Central Administrative Tribunal - Delhi

Ex Constable Yash Pal Singh-3364/Dap ... vs Government Of Nct Of Delhi Through Chief ... on 16 October, 2006

ORDER
 

N.D. Dayal, Member (A)
 

1. The applicant has assailed order dated 16.7.2004 whereby he has been dismissed from service with immediate effect by dispensing with the condition of holding of enquiry by exercise of powers under the provisions of Article 311(2)(b) of the Constitution of India. He has also assailed order dated 24.12.2004 upholding the punishment in appeal.

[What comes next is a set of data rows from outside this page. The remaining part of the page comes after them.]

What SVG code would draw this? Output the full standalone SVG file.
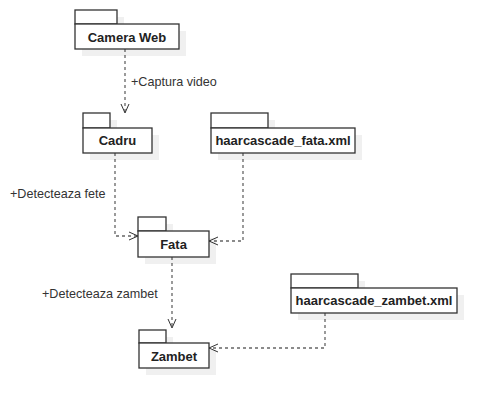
<svg xmlns="http://www.w3.org/2000/svg" width="496" height="409" viewBox="0 0 496 409">
<defs>
<marker id="arr" viewBox="0 0 10 10" refX="10" refY="5" markerWidth="10" markerHeight="10" markerUnits="userSpaceOnUse" orient="auto">
<path d="M1,1 L10,5 L1,9" fill="none" stroke="#333" stroke-width="1"/>
</marker>
</defs>
<style>
.sh{fill:#000;fill-opacity:0.06;stroke:none}
.b{fill:#fff;stroke:#333;stroke-width:1.3}
.t{font-family:"Liberation Sans",Arial,sans-serif;font-size:13px;font-weight:bold;fill:#222;text-anchor:middle}
.l{font-family:"Liberation Sans",Arial,sans-serif;font-size:12.6px;fill:#333}
.c{fill:none;stroke:#666;stroke-width:1.3;stroke-dasharray:3 3}
</style>
<rect width="496" height="409" fill="#fff"/>
<g id="connectors">
<path class="c" d="M125,49 L125,113" marker-end="url(#arr)"/>
<path class="c" d="M115,153 L115,236 L138,236" marker-end="url(#arr)"/>
<path class="c" d="M243,153 L243,241 L209,241" marker-end="url(#arr)"/>
<path class="c" d="M172,257 L172,328" marker-end="url(#arr)"/>
<path class="c" d="M325,313 L325,348 L209,348" marker-end="url(#arr)"/>
<text class="l" x="131" y="85.5">+Captura video</text>
<text class="l" x="10" y="197.5">+Detecteaza fete</text>
<text class="l" x="42" y="297.5">+Detecteaza zambet</text>
</g>
<g id="camera-web">
<rect class="sh" x="82" y="17" width="42" height="14"/>
<rect class="sh" x="82" y="31" width="104" height="25"/>
<rect class="b" x="75" y="10" width="42" height="14"/>
<rect class="b" x="75" y="24" width="104" height="25"/>
<text class="t" x="127" y="41.5">Camera Web</text>
</g>
<g id="cadru">
<rect class="sh" x="90" y="120" width="27" height="15"/>
<rect class="sh" x="90" y="135" width="69" height="25"/>
<rect class="b" x="83" y="113" width="27" height="15"/>
<rect class="b" x="83" y="128" width="69" height="25"/>
<text class="t" x="117.5" y="145">Cadru</text>
</g>
<g id="haarcascade-fata">
<rect class="sh" x="218" y="120" width="57" height="15"/>
<rect class="sh" x="218" y="135" width="144" height="25"/>
<rect class="b" x="211" y="113" width="57" height="15"/>
<rect class="b" x="211" y="128" width="144" height="25"/>
<text class="t" x="283" y="145">haarcascade_fata.xml</text>
</g>
<g id="fata">
<rect class="sh" x="145" y="224" width="28" height="14"/>
<rect class="sh" x="145" y="238" width="71" height="26"/>
<rect class="b" x="138" y="217" width="28" height="14"/>
<rect class="b" x="138" y="231" width="71" height="26"/>
<text class="t" x="173.5" y="248.5">Fata</text>
</g>
<g id="zambet">
<rect class="sh" x="146" y="337" width="27" height="13"/>
<rect class="sh" x="146" y="350" width="70" height="25"/>
<rect class="b" x="139" y="330" width="27" height="13"/>
<rect class="b" x="139" y="343" width="70" height="25"/>
<text class="t" x="174" y="360.5">Zambet</text>
</g>
<g id="haarcascade-zambet">
<rect class="sh" x="298" y="281" width="67" height="14"/>
<rect class="sh" x="298" y="295" width="166" height="25"/>
<rect class="b" x="291" y="274" width="67" height="14"/>
<rect class="b" x="291" y="288" width="166" height="25"/>
<text class="t" x="374" y="305">haarcascade_zambet.xml</text>
</g>
</svg>
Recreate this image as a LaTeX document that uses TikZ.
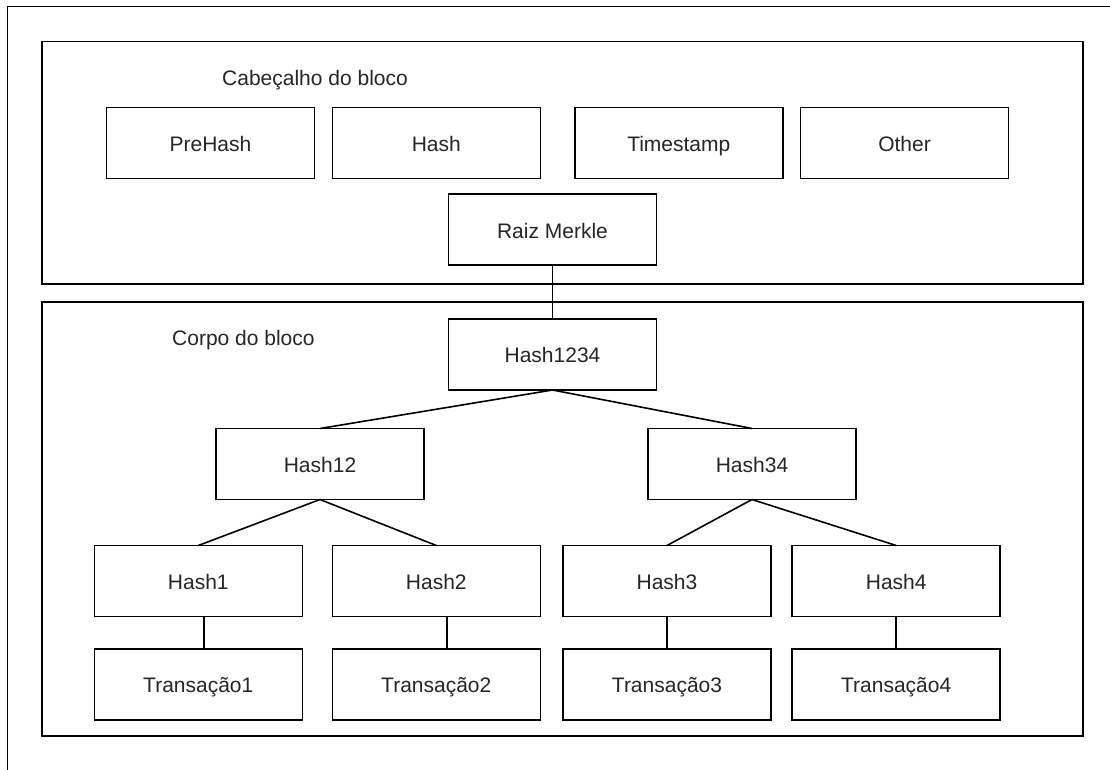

2. The facts of the case reveal that an FIR No.619 dated 15.7.2004 under Sections 341/366/384/511/376-G/34/109/120-B IPC P.S. Kalkaji, New Delhi, was registered against the applicant along with four others, who were arrested on the same date. The allegation against the applicant as evident from the order of punishment appears to have been that he was involved in the incident of alleged extortion and rape in connivance with the others named in the FIR. The applicant did not report for duty on the day following the incident. The disciplinary authority found the involvement of the applicant in such anti social and illegal activities to be most reprehensible and damaging to the image of Police thereby eroding public trust in the service and such crime showed his desperate character amounting to serious misconduct and indiscipline rendering him unfit for service. It was noticed that he had a previous record as per FIR No. 216/03 under Sections 452/307/120-B/34 IPC and 21/54/59 Arms Act P.S. Shahdara, Delhi, and it was held that in the facts and circumstances, it would not be reasonable or practical to hold departmental enquiry as the witnesses would be under fear and threat and such proceedings would not be practicable. It was observed that people would not depose against a police officer who was capable of terrorizing them. In this background, the applicant was dismissed from service by invoking the provisions of Article 311(2)(b) of the Constitution.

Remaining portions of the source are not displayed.